WHAT YOU HAVE TO DO:
Count the lines containing "Clone" in the entries underneath, and state that count without anything else.

DATA EXTRACT:
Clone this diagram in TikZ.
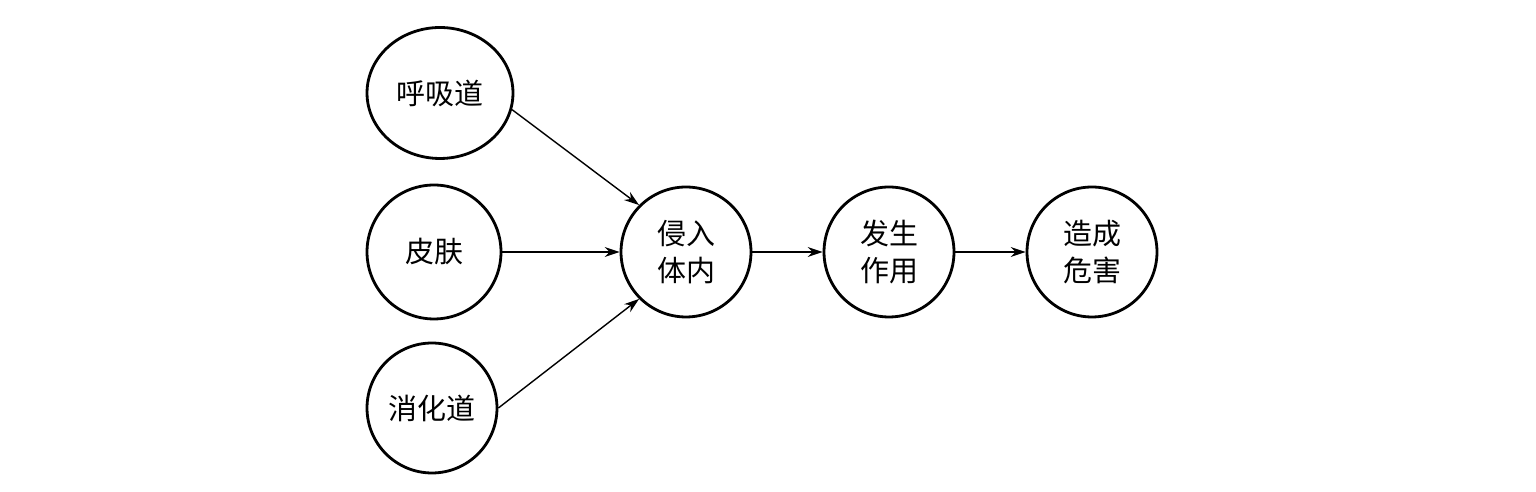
\documentclass[tikz,border=0pt]{standalone}
\usepackage{fontspec}
\setmainfont{Noto Sans CJK SC}
\usetikzlibrary{arrows.meta,shapes.geometric}
\begin{document}
\begin{tikzpicture}[x=0.02cm, y=-0.02cm, font=\fontsize{16.5}{21}\selectfont, line join=round, >={Stealth[length=0.3cm,width=0.2cm]},
	yuan/.style={draw, circle, line width=1.6pt, minimum size=2.6cm, inner sep=0pt, align=center},
	jian/.style={->, line width=0.8pt}]
	\useasboundingbox (0,0) rectangle (1536,492);
	\node[yuan, ellipse, minimum width=2.92cm, minimum height=2.62cm] (huxi) at (440,93) {呼吸道};
	\node[yuan, minimum size=2.68cm] (pifu) at (434,252) {皮肤};
	\node[yuan] (xiaohua) at (432,408) {消化道};
	\node[yuan] (qinru) at (686,252) {侵入\\体内};
	\node[yuan] (fasheng) at (889,252) {发生\\作用};
	\node[yuan] (zaocheng) at (1092,252) {造成\\危害};
	\draw[jian] (huxi.-13)--(qinru.north west);
	\draw[jian] (xiaohua.east)--(qinru.south west);
	\foreach \a/\b in {pifu/qinru,qinru/fasheng,fasheng/zaocheng}
	\draw[jian] (\a.east)--(\b.west);
\end{tikzpicture}
\end{document}
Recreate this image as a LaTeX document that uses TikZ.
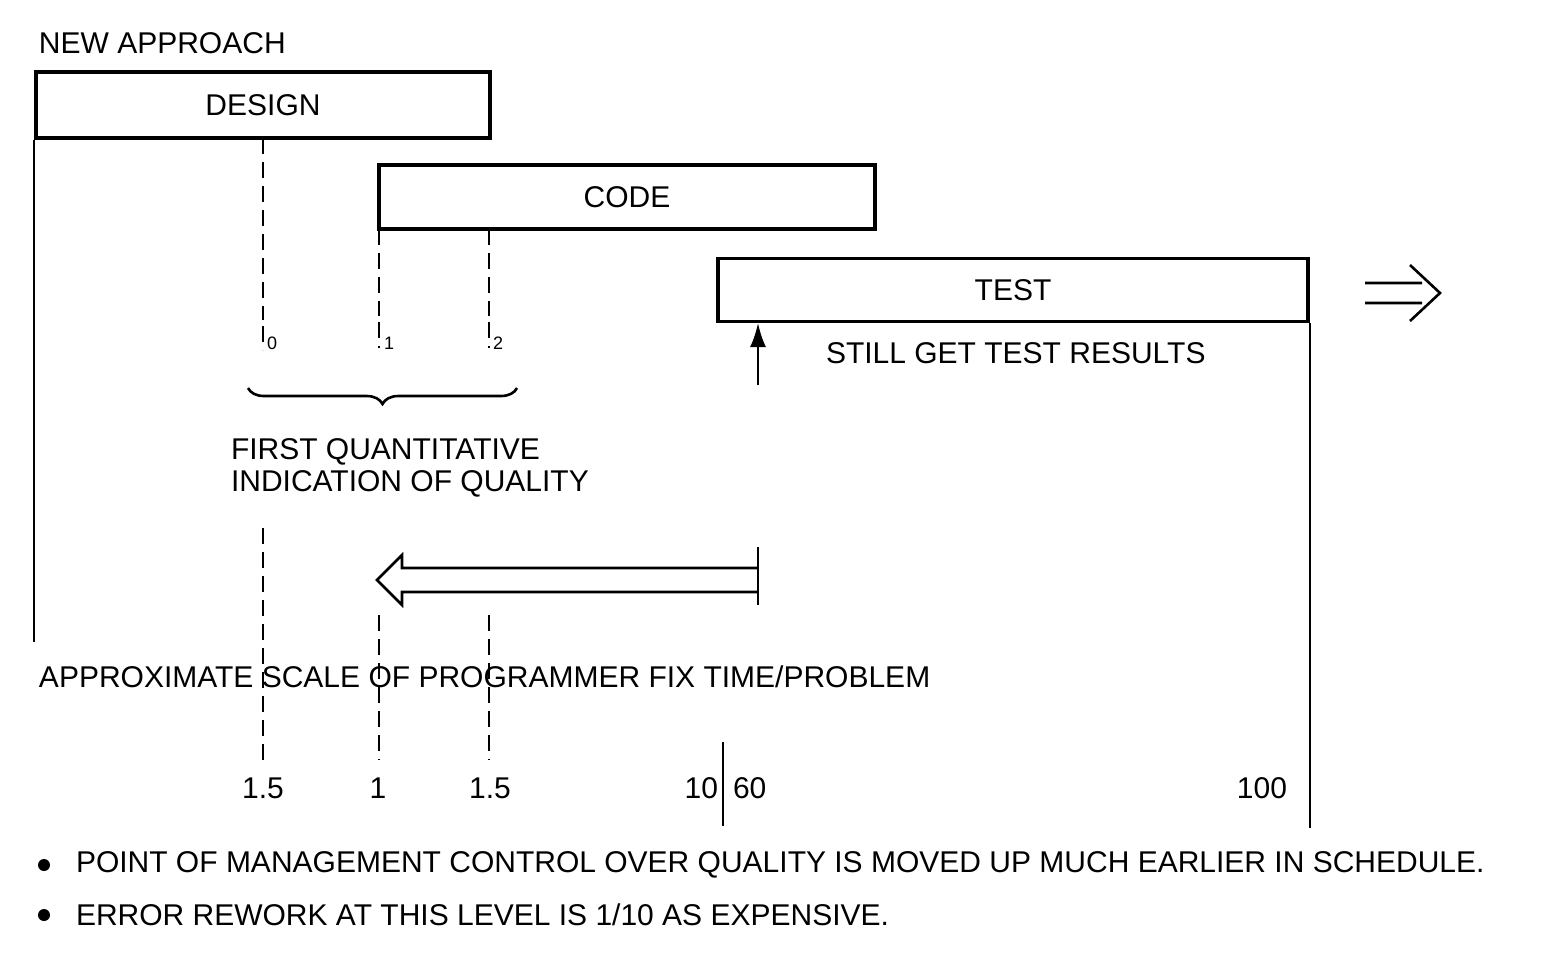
\documentclass[tikz,border=0pt]{standalone}
\usepackage{fontspec}
\setmainfont{Liberation Sans}
\usetikzlibrary{calc,decorations.pathreplacing,arrows.meta}
\tikzset{
  phase/.style={draw,line width=1.6pt,inner sep=0pt},
  lbl/.style={inner sep=0pt,font=\fontsize{15}{17}\selectfont},
  guide/.style={line width=1pt,dash pattern=on 8pt off 4pt},
}
\begin{document}
\begin{tikzpicture}[x=0.5pt,y=-0.5pt,line width=1pt]
  \useasboundingbox (0,0) rectangle (1542,966);
  \node[lbl,anchor=west] (title) at (38,43) {NEW APPROACH};
  % the three phase boxes
  \node[phase,minimum width=227pt,minimum height=33pt] (design) at (263,105) {};
  \node[lbl] at (design) {DESIGN};
  \node[phase,minimum width=248pt,minimum height=32pt] (code) at (627,197) {};
  \node[lbl] at (code) {CODE};
  \node[phase,minimum width=295pt,minimum height=31.5pt] (test) at (1013,290) {};
  \node[lbl] at (test) {TEST};
  \draw (design.south west) -- ++(0,502);
  \draw (test.south east) -- ++(0,505);
  % right hollow arrow
  \draw[line width=1.3pt] (1365,283) -- (1422,283) (1365,303) -- (1422,303)
    (1410,265) -- (1440,293) -- (1410,321);
  % inspection points
  \node[lbl,anchor=north west] (i0) at (266,336) {\raisebox{-0.6ex}{\small 0}};
  \node[lbl,anchor=north west] (i1) at (383,336) {\raisebox{-0.6ex}{\small 1}};
  \node[lbl,anchor=north west] (i2) at (492,336) {\raisebox{-0.6ex}{\small 2}};
  \draw[guide] (263,138) -- (263,320) (263,326) -- (263,350);
  \draw[guide] (379,229) -- (379,316) (379,322) -- (379,348);
  \draw[guide] (489,229) -- (489,316) (489,322) -- (489,348);
  \draw[decorate,decoration={brace,amplitude=8pt,mirror},line width=1.3pt]
    (248,388) -- (517,388);
  \node[lbl,anchor=north west,align=left] (first) at (230,438)
    {FIRST QUANTITATIVE\\[-1pt]INDICATION OF QUALITY};
  % test results
  \coordinate (still) at (758,385);
  \draw[-{Latex[length=12pt,width=8pt]}] (still) -- (test.south -| still);
  \node[lbl,anchor=west] (results) at (825,353) {STILL GET TEST RESULTS};
  % hollow arrow back
  \draw[line width=1.3pt] (758,568) -- (402,568) -- (402,555) -- (377,580)
    -- (402,605) -- (402,592) -- (758,592);
  \draw (758,547) -- (758,605);
  \draw[guide] (263,528) -- (263,765);
  \draw[guide] (379,615) -- (379,760);
  \draw[guide] (489,615) -- (489,760);
  \node[lbl,anchor=west] (scale) at (38,677)
    {APPROXIMATE SCALE OF PROGRAMMER FIX TIME/PROBLEM};
  % scale values
  \node[lbl] (s0) at (263,788) {1.5};
  \node[lbl] (s1) at (378,788) {1};
  \node[lbl] (s2) at (490,788) {1.5};
  \node[lbl,anchor=east] (s3) at (719,788) {10};
  \node[lbl,anchor=west] (s4) at (732,788) {60};
  \node[lbl] (s5) at (1262,788) {100};
  \draw (723,742) -- (723,826);
  % notes
  \fill (44,865) circle (6);
  \fill (44,915) circle (6);
  \node[lbl,anchor=west] (n1) at (75,865)
    {POINT OF MANAGEMENT CONTROL OVER QUALITY IS MOVED UP MUCH EARLIER IN SCHEDULE.};
  \node[lbl,anchor=west] (n2) at (75,915)
    {ERROR REWORK AT THIS LEVEL IS 1/10 AS EXPENSIVE.};
\end{tikzpicture}
\end{document}
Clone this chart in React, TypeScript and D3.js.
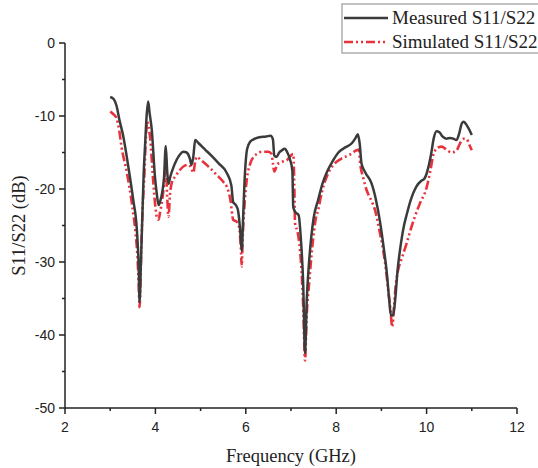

OUTPUT FOR THIS EXERCISE:
2